Use Access to store and manage the data, and use Excel for analysis and charts. Microsoft recommends this exact pairing.

 

How Access Supports Growing Businesses With SQL Server

As you grow, you may need stronger concurrency, centralized security, and server-side performance. A common solution is Access as the front end with SQL Server as the back end. This approach is widely discussed because SQL Server handles the heavy data work while Access keeps the user experience fast and familiar.

This is not an “either/or” choice.
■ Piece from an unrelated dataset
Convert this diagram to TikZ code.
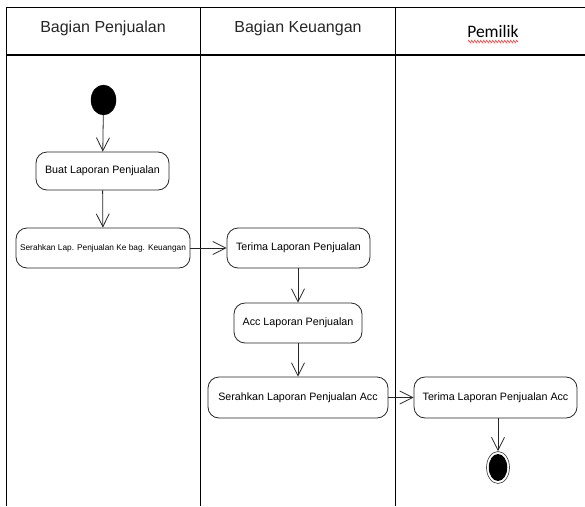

Many organizations keep Access for forms and reports and move only the tables to SQL Server when the time is right.

Signals you’re ready for SQL Server

  • More users need to work in the system at the same time.
  • Tables and reporting volume keep rising.
  • Security and auditing requirements increase.
  • IT wants centralized backups and server-side control.

 

A Positive Plan For Making Access Successful

  • Start with solid tables: clear primary keys, consistent data types, meaningful relationships.
  • Build for humans: forms with validation, sensible defaults, and clean search screens.
  • Use queries as your “rules engine”: logic lives in queries, not scattered formulas.
  • Automate the boring work: imports, exports, batch updates, exception reports.
  • Deploy cleanly: a consistent update process reduces support headaches.
  • Plan for growth: keep Access as the front end and move tables to SQL Server when needed.

This is why Access remains valuable in businesses: it’s fast to build, practical to maintain, and flexible enough to grow with you, especially when paired with SQL Server at the right time.